1080p is the p for me… This week’s recommended watching.
• Some more offerings from this year’s virtual VanCAF, which really has been a treasure trove for video content during this weird summer, as Deni Loubert interviews Joan Steacy and Roberta Gregory for ‘Zooming the Pandemic’, and Cole Pauls is in-conversation with Juli Majer and Jordan River.
• The seasons may be changing, but book tours are remaining virtual for the time being, and this month it’s the turn of Sophie Yanow, celebrating publication of The Contradictions, including in-conversation events with Suzy Exposito and Alison Bechdel - taking place over the next couple of weeks.
• The Believer and The Black Mountain Institute’s series of comics workshops continues, and this week’s saw Erin Williams taking viewers through making body comics, and how to depict what somebody is feeling without overt visual indicators (starts around the 5 min mark)
• A Mornin' Warm-Up with Joe Quesada with Adam Kubert comes from the House of Mouse, as they discuss Kubert's work as "the youngest letterer in comics", keeping the creative flow going, and take audience questions, with only minor technical difficulties (15 mins in if you want to skip those).
• Cartoonist Kayfabe dives deep into a trio of lauded books this week, looking at the artist’s edition of Hellboy in Hell, David Lapham’s Stray Bullets: Innocence of Nihilism, and Stan Lee and John Buscema’s How to Draw Comics the Marvel Way.
• Some more John Buscema action over at Inkpulp this week, as Shawn Crystal, Troy Nixey, Jim Mahfood and Tommy Lee Edwards are all inking Buscema’s linework and singing his praises, plus a bonus Etrigan inking tutorial.
• Noah Van Sciver chatted with Koren Shadmi this week, discussing the end of the New York cartoon era, how big is too big for big books, interactions with the general public at festivals, and absolute power corrupting absolutely.
Loud noises… This week’s easy-listening.
• Comic Books are Burning in Hell presents a new episode of, well, Comic Books are Burning in Hell this week, as Tucker, Matt, Joe, and Chris have a lively discussion on reinterpreting Jack Kirby's life and work through the medium of comics, plus a dive into French Comics (The Kind Many Like). Next week: Chris' final thought?
• Also on a King Kick this week, ShelfdustPresents is looking at New Gods #1, as Matt Lune and Paul Lai bear witness to the Kirby Krackle and whistle-stop introductions of many (too many?) gods whomst are new.

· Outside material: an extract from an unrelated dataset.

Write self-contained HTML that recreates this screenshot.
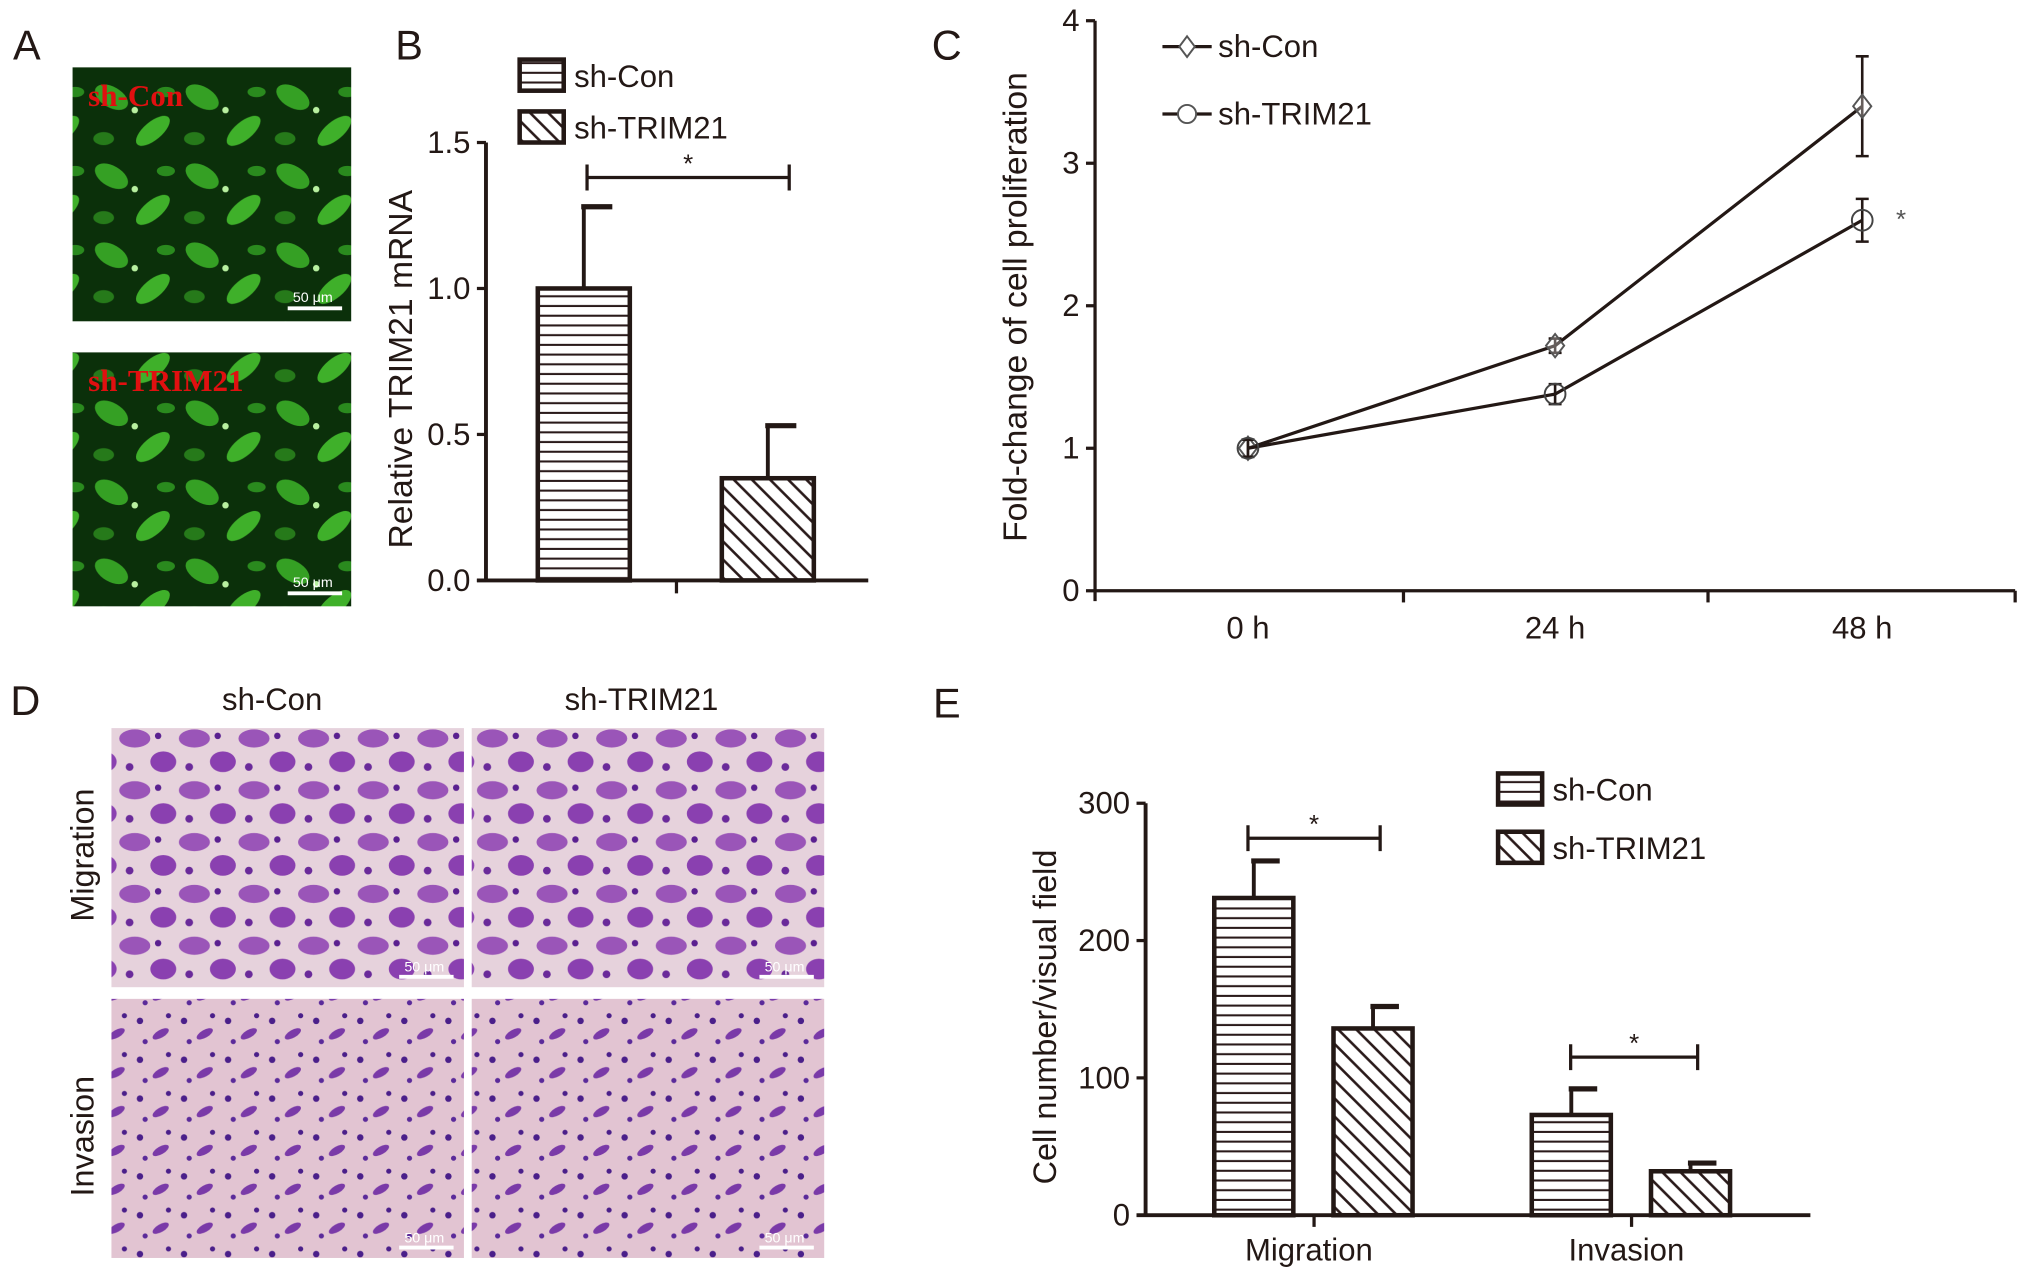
<!DOCTYPE html>
<html><head><meta charset="utf-8">
<style>
html,body{margin:0;padding:0;background:#fff;}
svg{display:block;font-family:"Liberation Sans",sans-serif;}
</style></head>
<body>
<svg id="fig" width="2032" height="1280" viewBox="0 0 1568 988" preserveAspectRatio="none" xmlns="http://www.w3.org/2000/svg">
<defs>
<pattern id="hlines" patternUnits="userSpaceOnUse" width="10" height="7.5"><rect width="10" height="7.5" fill="#fff"/><line x1="0" y1="3.7" x2="10" y2="3.7" stroke="#2a1a1a" stroke-width="1.6"/></pattern>
<pattern id="diag" patternUnits="userSpaceOnUse" width="14" height="14"><rect width="14" height="14" fill="#fff"/><path d="M0,0 L14,14 M-7,7 L7,21 M7,-7 L21,7" stroke="#2a1a1a" stroke-width="2"/></pattern>
<pattern id="green" patternUnits="userSpaceOnUse" width="70" height="61"><rect width="70" height="61" fill="#0b300a"/><ellipse cx="16" cy="14" rx="14" ry="8" fill="#35a024" transform="rotate(30 16 14)"/><ellipse cx="48" cy="40" rx="16" ry="7" fill="#3fb02a" transform="rotate(-40 48 40)"/><circle cx="34" cy="24" r="2.5" fill="#b8f0a0"/><ellipse cx="10" cy="46" rx="8" ry="5" fill="#267a1a"/><ellipse cx="58" cy="10" rx="7" ry="4" fill="#2a8a1e"/></pattern>
<pattern id="migr" patternUnits="userSpaceOnUse" width="46" height="40"><rect width="46" height="40" fill="#e6d2dc"/><ellipse cx="12" cy="10" rx="12" ry="7" fill="#9a55b8"/><ellipse cx="34" cy="28" rx="10" ry="8" fill="#8a40b0"/><circle cx="30" cy="8" r="2.5" fill="#5a2090"/><circle cx="8" cy="32" r="3" fill="#6a2a9a"/></pattern>
<pattern id="inv" patternUnits="userSpaceOnUse" width="34" height="30"><rect width="34" height="30" fill="#e2c4d2"/><circle cx="6" cy="8" r="2.5" fill="#4a1f8a"/><ellipse cx="22" cy="18" rx="7" ry="3" fill="#7a3aa8" transform="rotate(-30 22 18)"/><circle cx="28" cy="4" r="2" fill="#4a1f8a"/><circle cx="10" cy="24" r="2" fill="#5a2a9a"/></pattern>
</defs>
<g id="root"></g>
</svg>
<script>
// Panel B data
const bCats = ["sh-Con","sh-TRIM21"];
const bVals = [1.0, 0.35];
const bErr = [0.28, 0.18];
const bTicks = [0.0, 0.5, 1.0, 1.5];
const bTickLabels = ["0.0","0.5","1.0","1.5"];
// Panel C data
const cCats = ["0 h","24 h","48 h"];
const cCon = [1.0, 1.72, 3.40];
const cConErr = [0.06, 0.05, 0.35];
const cTrim = [1.0, 1.38, 2.60];
const cTrimErr = [0.06, 0.07, 0.15];
const cTicks = [0,1,2,3,4];
// Panel E data
const eCats = ["Migration","Invasion"];
const eCon = [231, 73];
const eConErr = [27, 19];
const eTrim = [136, 32];
const eTrimErr = [16, 6];
const eTicks = [0,100,200,300];

const NS="http://www.w3.org/2000/svg";
const root=document.getElementById('root');
function mk(tag,attrs,parent,text){const e=document.createElementNS(NS,tag);for(const k in attrs)e.setAttribute(k,attrs[k]);if(text!==undefined)e.textContent=text;(parent||root).appendChild(e);return e;}
const C="#231815";

// Panel letters
[["A",10,46],["B",305,46],["C",719,46],["D",8,552],["E",720,554]].forEach(p=>{
  const t=mk('text',{x:p[1],y:p[2],'font-size':32,fill:C},root,p[0]);
  
  
});

// Panel A images
[[52,"sh-Con"],[272,"sh-TRIM21"]].forEach((p,i)=>{
  const g=mk('g',{});
  
  
  mk('rect',{x:56,y:p[0],width:215,height:196,fill:'url(#green)'},g);
  mk('text',{x:68,y:p[0]+30,'font-size':24,'font-weight':'bold','font-family':'Liberation Serif, serif',fill:'#e01010'},g,p[1]);
  mk('line',{x1:222,y1:p[0]+186,x2:264,y2:p[0]+186,stroke:'#fff','stroke-width':3},g);
  mk('text',{x:226,y:p[0]+181,'font-size':11,fill:'#fff'},g,'50 μm');
});

// Panel D images
const dX=[86,364], dY=[562,771];
mk('text',{x:210,y:548,'font-size':24,'text-anchor':'middle',fill:C},root,'sh-Con');
mk('text',{x:495,y:548,'font-size':24,'text-anchor':'middle',fill:C},root,'sh-TRIM21');
mk('text',{x:0,y:0,'font-size':25,'text-anchor':'middle',fill:C,transform:'translate(72,660) rotate(-90)'},root,'Migration');
mk('text',{x:0,y:0,'font-size':25,'text-anchor':'middle',fill:C,transform:'translate(72,877) rotate(-90)'},root,'Invasion');
dY.forEach((y,r)=>dX.forEach((x,c)=>{
  const g=mk('g',{});
  
  
  mk('rect',{x:x,y:y,width:272,height:200,fill:r?'url(#inv)':'url(#migr)'},g);
  mk('line',{x1:x+222,y1:y+192,x2:x+264,y2:y+192,stroke:'#fff','stroke-width':3},g);
  mk('text',{x:x+226,y:y+188,'font-size':11,fill:'#fff'},g,'50 μm');
}));

function legend(x,y,gap,names,fills,h){
  names.forEach((n,i)=>{
    const g=mk('g',{});
    
    
    mk('rect',{x:x,y:y+i*gap,width:34,height:h,fill:fills[i],stroke:C,'stroke-width':3.5},g);
    mk('text',{x:x+42,y:y+i*gap+h-3,'font-size':24,fill:C},g,n);
  });
}
function bracket(x1,x2,y,parent){
  mk('path',{d:`M${x1},${y-10} V${y+10} M${x1},${y} H${x2} M${x2},${y-10} V${y+10}`,stroke:C,'stroke-width':2.5,fill:'none'},parent);
  const s=mk('text',{x:(x1+x2)/2,y:y-4,'font-size':20,'text-anchor':'middle',fill:C},parent,'*');
  
  
}

// ---- Panel B ----
(function(){
  const g=mk('g',{});
  
  
  const y0=448, yTop=110, x0=375, yMax=1.5;
  const Y=v=>y0-(v/yMax)*(y0-yTop);
  const barX=[415,557], bw=71;
  mk('line',{x1:x0,y1:Y(1.5),x2:x0,y2:y0,stroke:C,'stroke-width':3},g);
  mk('line',{x1:x0-7,y1:y0,x2:670,y2:y0,stroke:C,'stroke-width':3},g);
  mk('line',{x1:522,y1:y0,x2:522,y2:458,stroke:C,'stroke-width':2.5},g);
  bTicks.forEach((t,i)=>{
    mk('line',{x1:x0-7,y1:Y(t),x2:x0,y2:Y(t),stroke:C,'stroke-width':2.5},g);
    const l=mk('text',{x:x0-12,y:Y(t)+8,'font-size':24,'text-anchor':'end',fill:C},g,bTickLabels[i]);
    
  });
  bVals.forEach((v,i)=>{
    const cx=barX[i]+bw/2;
    const e=mk('line',{x1:cx,y1:Y(v),x2:cx,y2:Y(v+bErr[i]),stroke:C,'stroke-width':3},g);
    
    mk('line',{x1:cx-2,y1:Y(v+bErr[i]),x2:cx+22,y2:Y(v+bErr[i]),stroke:C,'stroke-width':4},g);
    const b=mk('rect',{x:barX[i],y:Y(v),width:bw,height:y0-Y(v),fill:i?'url(#diag)':'url(#hlines)',stroke:C,'stroke-width':3.5},g);
    
  });
  bracket(453,609,137,g);
  const t=mk('text',{x:0,y:0,'font-size':26,'text-anchor':'middle',fill:C,transform:'translate(318,285) rotate(-90)'},g,'Relative TRIM21 mRNA');
  
  legend(401,46,40,bCats,['url(#hlines)','url(#diag)'],24);
})();

// ---- Panel C ----
(function(){
  const g=mk('g',{});
  
  
  const x0=845, y0=456, yTop=16, x1=1555;
  const Y=v=>y0-(v/4)*(y0-yTop);
  const X=i=>963+i*237;
  mk('line',{x1:x0,y1:yTop,x2:x0,y2:y0+8,stroke:C,'stroke-width':2.5},g);
  mk('line',{x1:x0,y1:y0,x2:x1,y2:y0,stroke:C,'stroke-width':2.5},g);
  [1083,1318,1555].forEach(x=>mk('line',{x1:x,y1:y0,x2:x,y2:y0+9,stroke:C,'stroke-width':2.5},g));
  cTicks.forEach(t=>{
    mk('line',{x1:x0-7,y1:Y(t),x2:x0,y2:Y(t),stroke:C,'stroke-width':2.5},g);
    const l=mk('text',{x:x0-12,y:Y(t)+8,'font-size':24,'text-anchor':'end',fill:C},g,String(t));
    
  });
  cCats.forEach((c,i)=>{
    const l=mk('text',{x:X(i),y:493,'font-size':24,'text-anchor':'middle',fill:C},g,c);
    
  });
  function series(vals,errs,name,marker){
    const s=mk('g',{},g);
    
    
    mk('polyline',{points:vals.map((v,i)=>X(i)+','+Y(v)).join(' '),fill:'none',stroke:C,'stroke-width':2.5},s);
    vals.forEach((v,i)=>{
      const x=X(i);
      mk('path',{d:`M${x},${Y(v+errs[i])} V${Y(v-errs[i])} M${x-5},${Y(v+errs[i])} H${x+5} M${x-5},${Y(v-errs[i])} H${x+5}`,stroke:C,'stroke-width':2,fill:'none'},s);
      const m=marker==='d'?mk('path',{d:`M${x},${Y(v)-9} L${x+7},${Y(v)} L${x},${Y(v)+9} L${x-7},${Y(v)} Z`,fill:'#fff','fill-opacity':0.3,stroke:'#555','stroke-width':1.5},s)
        :mk('circle',{cx:x,cy:Y(v),r:8,fill:'none',stroke:'#444','stroke-width':1.5},s);
      
    });
  }
  series(cCon,cConErr,'sh-con','d');
  series(cTrim,cTrimErr,'sh-trim21','o');
  const st=mk('text',{x:X(2)+30,y:Y(cTrim[2])+6,'font-size':20,'text-anchor':'middle',fill:'#555'},g,'*');
  
  [['sh-Con','d',36],['sh-TRIM21','o',88]].forEach(l=>{
    const lg=mk('g',{},g);
    
    
    mk('line',{x1:897,y1:l[2],x2:935,y2:l[2],stroke:C,'stroke-width':2.5},lg);
    if(l[1]==='d')mk('path',{d:`M916,${l[2]-8} L922,${l[2]} L916,${l[2]+8} L910,${l[2]} Z`,fill:'#fff',stroke:'#555','stroke-width':1.5},lg);
    else mk('circle',{cx:916,cy:l[2],r:7,fill:'#fff',stroke:'#555','stroke-width':1.5},lg);
    mk('text',{x:940,y:l[2]+8,'font-size':24,fill:C},lg,l[0]);
  });
  const t=mk('text',{x:0,y:0,'font-size':26,'text-anchor':'middle',fill:C,transform:'translate(792,237) rotate(-90)'},g,'Fold-change of cell proliferation');
  
})();

// ---- Panel E ----
(function(){
  const g=mk('g',{});
  
  
  const x0=884, y0=938, yTop=620;
  const Y=v=>y0-(v/300)*(y0-yTop);
  const grpX=[1014,1259], bw=61, off=[-77,15];
  mk('line',{x1:x0,y1:yTop,x2:x0,y2:y0,stroke:C,'stroke-width':3},g);
  mk('line',{x1:x0-7,y1:y0,x2:1397,y2:y0,stroke:C,'stroke-width':3},g);
  grpX.forEach(x=>mk('line',{x1:x,y1:y0,x2:x,y2:y0+9,stroke:C,'stroke-width':2.5},g));
  eTicks.forEach(t=>{
    mk('line',{x1:x0-7,y1:Y(t),x2:x0,y2:Y(t),stroke:C,'stroke-width':2.5},g);
    const l=mk('text',{x:x0-12,y:Y(t)+8,'font-size':24,'text-anchor':'end',fill:C},g,String(t));
    
  });
  eCats.forEach((c,i)=>{
    const l=mk('text',{x:grpX[i]-4,y:973,'font-size':24,'text-anchor':'middle',fill:C},g,c);
    
    [[eCon,eConErr,'url(#hlines)','sh-con'],[eTrim,eTrimErr,'url(#diag)','sh-trim21']].forEach((s,j)=>{
      const v=s[0][i], e=s[1][i], bx=grpX[i]+off[j], cx=bx+bw/2;
      mk('line',{x1:cx,y1:Y(v),x2:cx,y2:Y(v+e),stroke:C,'stroke-width':3},g);
      mk('line',{x1:cx-2,y1:Y(v+e),x2:cx+20,y2:Y(v+e),stroke:C,'stroke-width':4},g);
      const b=mk('rect',{x:bx,y:Y(v),width:bw,height:y0-Y(v),fill:s[2],stroke:C,'stroke-width':3.5},g);
      
    });
  });
  bracket(963,1065,647,g);
  bracket(1212,1310,816,g);
  const t=mk('text',{x:0,y:0,'font-size':25,'text-anchor':'middle',fill:C,transform:'translate(815,785) rotate(-90)'},g,'Cell number/visual field');
  
  legend(1156,597,45,["sh-Con","sh-TRIM21"],['url(#hlines)','url(#diag)'],24);
})();
</script>
</body></html>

• MOLCH-R is on a recharge week, so there’s a dip into the Thrillcast archives this week as the Lockdown Tapes feature a rerun of the mammoth (three hours!!!) John Wagner interview from 2016 - it’s a cracking listen, covering the entirety of an amazing career in comics, but may make you pine for the pub (they have those in America, right?) with the background noise from the recording.
• Letters and Lines returns as Hassan Otsmane-Elhaou and Aditya Bidikar discuss uses of dialogue in comics, and the current hot-topic of backgrounds.
• There’s a new episode of Salt & Honey, and this week Sloane Leong and Leslie Hung are looking at the affects art can have, specifically potential harm caused by “immoral art”, from the perspective of creators and consumers of comics and animation, and whether that art being able to positively impact a viewer necessitates the inverse.
• Make It Then Tell Everybody welcomed Woodrow Phoenix back to the show this week, as he and Dan Berry discuss prejudices against “commercial art”, teaching in a subjective medium, getting the words into the pictures into the story on the page, and cars (not the Pixar film).
• David Harper was joined by TKO Studios’ Editor-in-Chief, Sebastian Girner, this week, as they talked about the publisher’s plans and business model, the enduring allure of revenge stories, and the western market’s love of samurais.
• Publisher’s Weekly’s More To Come looked back on a busy week for DC, post-Fandome and redundancies, and hosts Calvin Reid, Heidi MacDonald, and Kate Fitzsimmons also looked at the issue of racist stereotypes in Asterix, ahead of new editions hitting American stores.
No more links this week, I’m afraid - I will spend the next seven days regenerating and return anew with fresh content soon!